If you are interested in classical culture, the great art and artists of the renaissance, the rise of classical opera or some of Europe’s greatest modern filmmakers, Italian could be for you. Moreover, the skills of the Italian department have recently seen Harrodian scoop an award for the best Italian results by boys taking GCSE at a UK independent school.
Our teachers take GCSE course pupils for three lessons a week plus oral practice sessions with a language assistant whenever possible. The group is relatively small so students get plenty of opportunities for one-to-one attention. The focus is squarely on the four main language skills of listening, speaking, reading and writing but we also make sure we spend as much time as possible developing pupils’ cultural knowledge of the countries where the target language is spoken through the study of excerpts of literary texts and the use of authentic material.
Students study the Edexcel A Level course, taking six lessons a week with one to one reinforcement of spoken skills. For full details of the course please refer to the Edexcel website or the Harrodian Sixth Form Prospectus.
A Level Italian builds on students’ linguistic skills while developing their capacity to think analytically and express their ideas fluently and accurately in written, spoken and even ‘on-line’ media. Through studying diverse aspects of history, politics, art and traditional and contemporary culture you will develop a critical and analytical insight into Italian culture, in particular by focusing on a film in the first year and a book in the second year.
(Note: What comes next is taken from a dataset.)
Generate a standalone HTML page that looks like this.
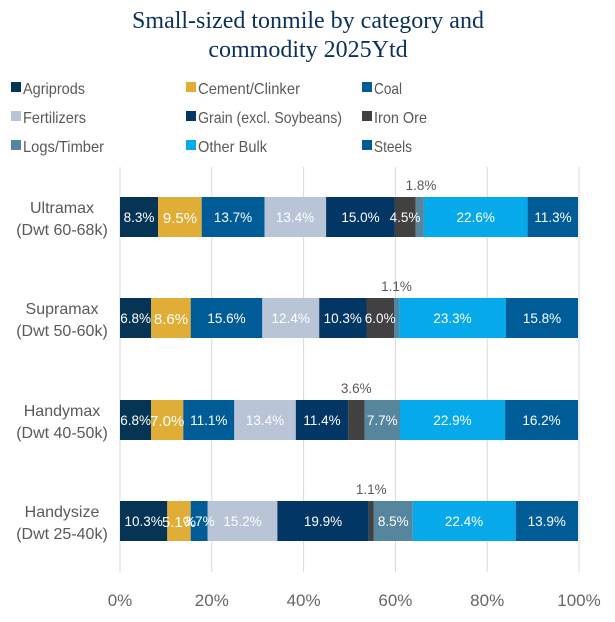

At the same time, you will build on your communication skills and your vocabulary so that you are able to regularly discuss and debate a wide-range of topical issues in an Italian context such as relationships and family structure, modern technology, work and education, music, tourism, cultures and traditions. In the second year, you will also focus on Italian history, from the rise of fascism to the present day.
There are opportunities to join trips to Italian films and theatre performances and to attend students’ conferences.